Inverse diffusion flame (IDF) configuration, where the oxidizer is surrounded by fuel, is commonly used in reforming of hydrocarbon fuels for hydrogen production through the autothermal reforming and partial oxidation processes. Understanding the mechanism of soot formation in IDF is crucial for achieving efficient and environmentally friendly hydrogen production. In this study, high-fidelity numerical simulations were conducted to investigate the effects of pressure and gravity on the soot formation in a laminar IDF configuration at pressures up to 20 bar. The chemical kinetic models with detailed polycyclic aromatic hydrocarbons (PAH) pathways and an empirical reactive soot inception model are employed. The simulation results agreed well with experimental measurements, showing consistency in flame height, PAH concentration, and soot volume fraction.

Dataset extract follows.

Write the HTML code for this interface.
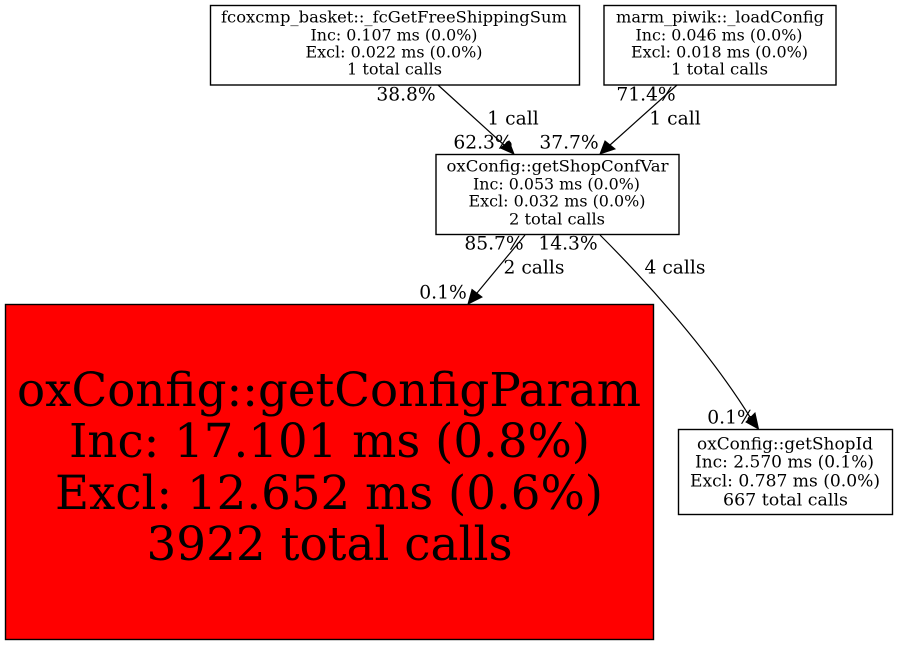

The simulations accurately reproduced the spatial distributions of PAHs and soot in the IDF, and quantitatively captured the linear increase in peak soot volume fraction with pressure. The linear relationship is mainly attributed to the linear increase in the PAH concentration, driven by changes in density due to pressure increase. Moreover, compared to zero gravity condition, higher flame temperature and radical concentrations were observed in normal gravity, leading to higher soot formation rates. However, buoyancy accelerates fluid movement, reducing residence time and ultimately suppressing soot formation in normal gravity conditions.